It is impossible for anybody to make projections with 100% accuracy (if reported results are exactly in line with your projections, it will be more likely a case of extreme luck or contacts (a euphemism for insider knowledge)). Often people ask us, if such be the case, then why make projections at all? Projections serve a very important purpose. They give you a framework to analyze the company’s operations in detail and thus understand reasons for deviations from the forecast. Projections, if made with care, at least give a good indication of trend. In other words, projections can at least let you know the broad direction of future financial performance, whether growth will be in the vicinity of 25-30% or 0-10% or -25%. This is of great relevance to the intelligent investor.
The other question, is whether one can make projections sitting in air-conditioned comforts without meeting management. Meetings with management serve the purpose of clarifying issues and understanding future strategy, but going to a meeting without understanding the business and drawing a core model is akin to facing Ambrose without cricket gear. Building the core model (in analyst lingo – “earnings model”) is critical. To build this you need a good understanding of the company, what it does and in which area.
Financial analysts typically follow the following methodology for making projections. Sales Forecasting Is The First Step. In case of a multi product company forecasting for each product should be done separately. Key variables Volumes for each product and category Unit realization for each product separately For volume growth (or decline as the case may be) estimates, one should look at past trends, industry outlook, company’s competitive position and estimated market share.
Unit realization forecast would depend on price trends, discounts offered by the trade, prices of competing products, etc. Pricing power of various players and their likely pricing strategies also have a significant influence on the forecast. If one is starting with MRP of the product, care should be taken that prices do not include sales tax, and are typically net of distribution expenses. In case of an FMCG product (Fast Moving Consumer Goods) unit realization of the company, which will appear as gross sales will be typically 65% of MRP price which the consumer pays.

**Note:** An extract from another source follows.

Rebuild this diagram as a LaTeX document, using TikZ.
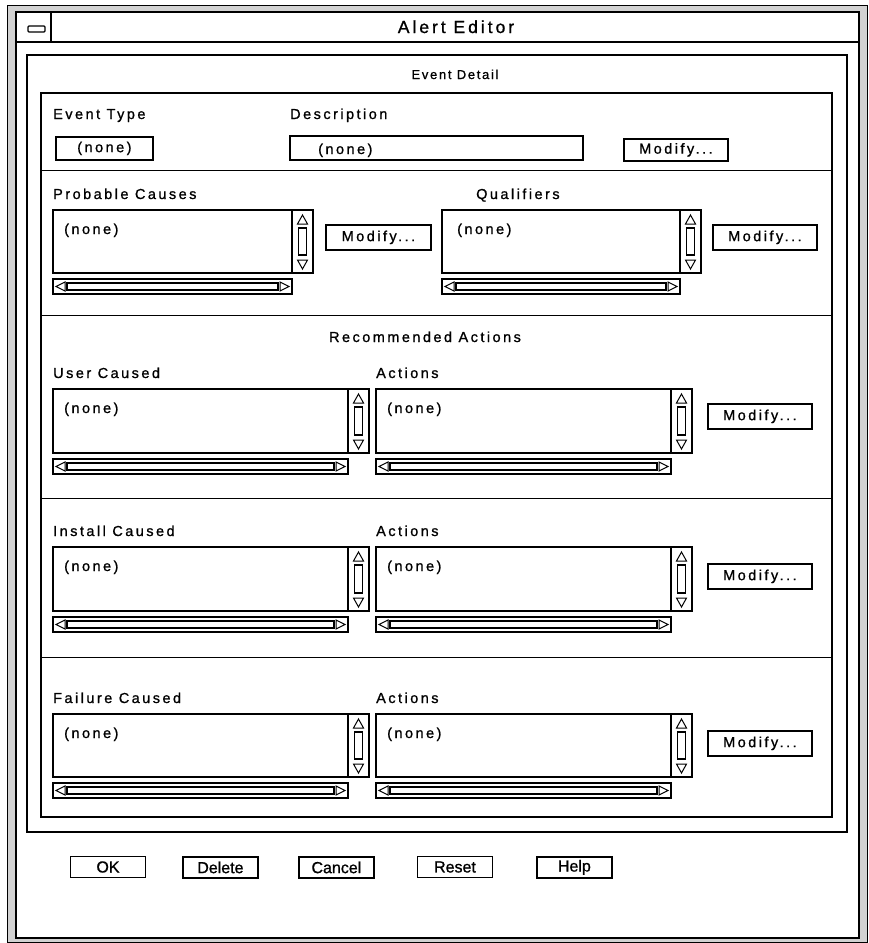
\documentclass[tikz,border=0pt]{standalone}
\usepackage{fontspec}
\setmainfont{Liberation Sans}
\newfontfamily\ui[LetterSpace=17,FakeBold=1.0]{Liberation Sans}
\newfontfamily\uismall[LetterSpace=13,FakeBold=1.0]{Liberation Sans}
\newfontfamily\uib[FakeBold=1.0]{Liberation Sans}
\begin{document}
\begin{tikzpicture}[x=1pt,y=-1pt,
  heavy/.style={draw,line width=2.3pt},
  arr/.style={draw,line width=1pt,line join=miter},
  lbl/.style={font=\ui\fontsize{14.5}{16}\selectfont,anchor=base west,inner sep=0},
  clbl/.style={font=\ui\fontsize{14.5}{16}\selectfont,anchor=base,inner sep=0},
  btn/.style={draw,line width=1.8pt,font=\ui\fontsize{14.5}{16}\selectfont,inner sep=0,anchor=north west},
  bbtn/.style={draw,line width=1.8pt,font=\uib\fontsize{16}{18}\selectfont,inner sep=0,anchor=north west,minimum width=75pt,minimum height=21pt}
]
\useasboundingbox (0,0) rectangle (869,943);
% window frame
\fill[gray!35,even odd rule] (7,5) rectangle (867,942) (16,12) rectangle (859,938);
\draw[line width=1pt] (7,5) rectangle (867,942);
\draw[line width=1.5pt] (16,12) rectangle (859,938);
% title bar
\draw[line width=1.5pt] (16,42) -- (859,42);
\draw[line width=1.2pt] (51,12) -- (51,42);
\draw[line width=1.3pt,rounded corners=1pt] (28,26) rectangle (45,32);
\node[font=\ui\fontsize{17.5}{19}\selectfont,anchor=base,inner sep=0] (title) at (456,33) {Alert Editor};
% main frames
\draw[heavy] (27,55) rectangle (847,832);
\draw[heavy] (41,93) rectangle (832,817);
\node[font=\uismall\fontsize{13}{15}\selectfont,anchor=base,inner sep=0] (evdetail) at (455,79) {Event Detail};
% separators
\foreach \yy in {170,315,498,657} \draw[line width=1pt] (41,\yy) -- (832,\yy);

% list box macro: x1 y1 x2 y2
\newcommand\uilist[4]{%
  \draw[heavy] (#1,#2) rectangle (#3,#4);
  \draw[line width=1.6pt] ({#3-21},#2) -- ({#3-21},#4);
  \draw[arr] ({#3-15.5},{#2+14}) -- ({#3-5.5},{#2+14}) -- ({#3-10.5},{#2+5}) -- cycle;
  \draw[line width=1.3pt] ({#3-14.5},{#2+18}) rectangle ({#3-6.5},{#4-18});
  \draw[arr] ({#3-15.5},{#4-13}) -- ({#3-5.5},{#4-13}) -- ({#3-10.5},{#4-4}) -- cycle;
  \draw[line width=1.3pt] (#1,{#4+6}) rectangle ({#3-21},{#4+21});
  \draw[arr] ({#1+12},{#4+9}) -- ({#1+12},{#4+18}) -- ({#1+3},{#4+13.5}) -- cycle;
  \draw[line width=1.2pt] ({#1+14},{#4+10}) rectangle ({#3-21-14},{#4+17});
  \draw[arr] ({#3-21-12},{#4+9}) -- ({#3-21-12},{#4+18}) -- ({#3-21-3},{#4+13.5}) -- cycle;
}
% row 1
\node[lbl] (evtype) at (53,119) {Event Type};
\node[lbl] (desc) at (290,119) {Description};
\node[btn,minimum width=97pt,minimum height=23pt] (evbtn) at (55,136) {(none)};
\draw[heavy] (290,136) rectangle (583,160);
\node[lbl] (descval) at (318,154) {(none)};
\node[btn,minimum width=104pt,minimum height=22pt] (mod0) at (623,138) {Modify...};

% row 2
\node[lbl] (probc) at (53,199) {Probable Causes};
\node[lbl] (qual) at (476,199) {Qualifiers};
\uilist{53}{210}{313}{273}
\uilist{442}{210}{701}{273}
\node[lbl] (pcval) at (64,234) {(none)};
\node[lbl] (qval) at (457,234) {(none)};
\node[btn,minimum width=105pt,minimum height=25pt] (mod1) at (325,224) {Modify...};
\node[btn,minimum width=104pt,minimum height=25pt] (mod2) at (712,224) {Modify...};

% recommended actions
\node[clbl] (recact) at (425,342) {Recommended Actions};

\node[lbl] (userc) at (53,378) {User Caused};
\node[lbl] (act1) at (376,378) {Actions};
\uilist{53}{389}{369}{453}
\uilist{376}{389}{692}{453}
\node[lbl] (ucval) at (64,413) {(none)};
\node[lbl] (a1val) at (387,413) {(none)};
\node[btn,minimum width=104pt,minimum height=25pt] (mod3) at (707,403) {Modify...};

\node[lbl] (instc) at (53,536) {Install Caused};
\node[lbl] (act2) at (376,536) {Actions};
\uilist{53}{547}{369}{611}
\uilist{376}{547}{692}{611}
\node[lbl] (icval) at (64,571) {(none)};
\node[lbl] (a2val) at (387,571) {(none)};
\node[btn,minimum width=104pt,minimum height=25pt] (mod4) at (707,563) {Modify...};

\node[lbl] (failc) at (53,703) {Failure Caused};
\node[lbl] (act3) at (376,703) {Actions};
\uilist{53}{714}{369}{777}
\uilist{376}{714}{692}{777}
\node[lbl] (fcval) at (64,738) {(none)};
\node[lbl] (a3val) at (387,738) {(none)};
\node[btn,minimum width=104pt,minimum height=25pt] (mod5) at (707,730) {Modify...};

% bottom buttons
\node[bbtn,line width=1pt] (ok) at (70,856) {OK};
\node[bbtn] (del) at (182,856) {Delete};
\node[bbtn] (cancel) at (298,856) {Cancel};
\node[bbtn,line width=1pt] (reset) at (417,856) {Reset};
\node[bbtn] (help) at (536,856) {Help};
\end{tikzpicture}
\end{document}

Many a times, companies give their volume figures under generic product category name. The volume figures include products of different sizes, types and prices. The analyst has to take care of expected changes in product mix while forecasting. Keep a broad picture of the competitive scenario and its impact on pricing. Also, understand key drivers of pricing, like for petrochemicals, India is a price taker, so global price trends have a bigger influence in determining Indian price trends.
Estimate material costs, which in most cases is the most significant cost item. Key variables Raw material prices Production efficiency, conversion norms and yield improvement have a significant bearing on cost estimation. The analyst has to understand the basic manufacturing process and get a fix on input output norms.